Given instruction: Without the images, write out the whole listing exactly.

— start of Material provided —

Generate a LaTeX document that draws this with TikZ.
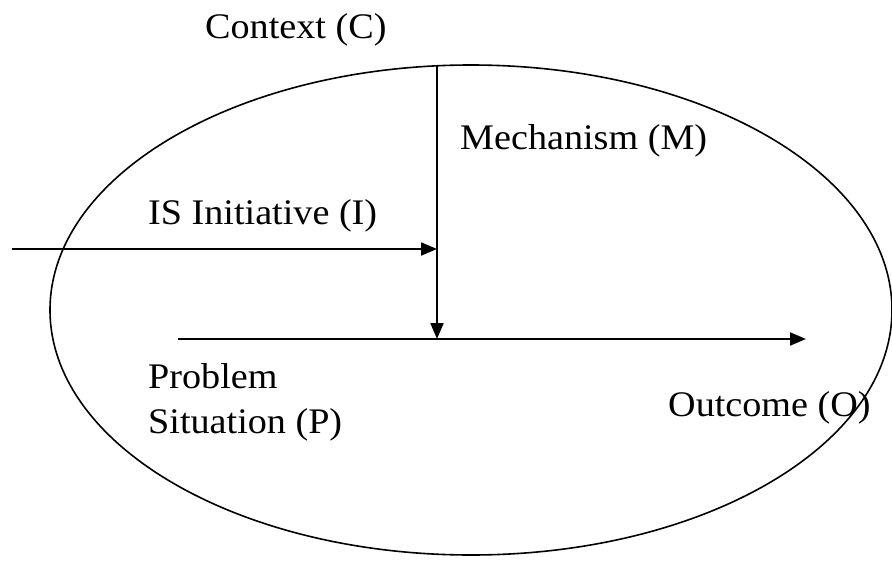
\documentclass[tikz,border=0pt]{standalone}
\usepackage{fontspec}
\setmainfont[FakeStretch=1.06]{Liberation Serif}
\usetikzlibrary{arrows.meta,shapes.geometric}

\begin{document}
\begin{tikzpicture}[x=1pt, y=-1pt, line join=round, >={Triangle[length=16pt,width=13pt]},
	lbl/.style={anchor=base west, inner sep=0pt, font=\fontsize{36}{45}\selectfont, align=left}]
			\useasboundingbox (0,0) rectangle (892,565);
			% context ellipse
			\node[draw, line width=1.6pt, ellipse, minimum width=842pt, minimum height=490pt, inner sep=0pt] (ctx) at (471,310) {};
			\coordinate (mechStart) at (437,65);
			\coordinate (mechEnd) at (437,339);
			\coordinate (initStart) at (12,249);
			\coordinate (initEnd) at (437,249);
			\coordinate (probStart) at (178,339);
			\coordinate (outEnd) at (806,339);
			\draw[line width=2pt, ->] (mechStart) -- (mechEnd);
			\draw[line width=2pt, ->] (initStart) -- (initEnd);
			\draw[line width=2pt, ->] (probStart) -- (outEnd);
			% labels
			\node[lbl] (context) at (205,38) {Context (C)};
			\node[lbl] (mech) at (460,149) {Mechanism (M)};
			\node[lbl] (init) at (148,224) {IS Initiative (I)};
			\node[lbl] (prob) at (148,433) {Problem\\Situation (P)};
			\node[lbl] (out) at (668,416) {Outcome (O)};
		\end{tikzpicture}
\end{document}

— end of Material provided —

Written solution:
Generate a LaTeX document that draws this with TikZ.
\documentclass[tikz,border=0pt]{standalone}
\usepackage{fontspec}
\setmainfont[FakeStretch=1.06]{Liberation Serif}
\usetikzlibrary{arrows.meta,shapes.geometric}

\begin{document}
\begin{tikzpicture}[x=1pt, y=-1pt, line join=round, >={Triangle[length=16pt,width=13pt]},
	lbl/.style={anchor=base west, inner sep=0pt, font=\fontsize{36}{45}\selectfont, align=left}]
			\useasboundingbox (0,0) rectangle (892,565);
			% context ellipse
			\node[draw, line width=1.6pt, ellipse, minimum width=842pt, minimum height=490pt, inner sep=0pt] (ctx) at (471,310) {};
			\coordinate (mechStart) at (437,65);
			\coordinate (mechEnd) at (437,339);
			\coordinate (initStart) at (12,249);
			\coordinate (initEnd) at (437,249);
			\coordinate (probStart) at (178,339);
			\coordinate (outEnd) at (806,339);
			\draw[line width=2pt, ->] (mechStart) -- (mechEnd);
			\draw[line width=2pt, ->] (initStart) -- (initEnd);
			\draw[line width=2pt, ->] (probStart) -- (outEnd);
			% labels
			\node[lbl] (context) at (205,38) {Context (C)};
			\node[lbl] (mech) at (460,149) {Mechanism (M)};
			\node[lbl] (init) at (148,224) {IS Initiative (I)};
			\node[lbl] (prob) at (148,433) {Problem\\Situation (P)};
			\node[lbl] (out) at (668,416) {Outcome (O)};
		\end{tikzpicture}
\end{document}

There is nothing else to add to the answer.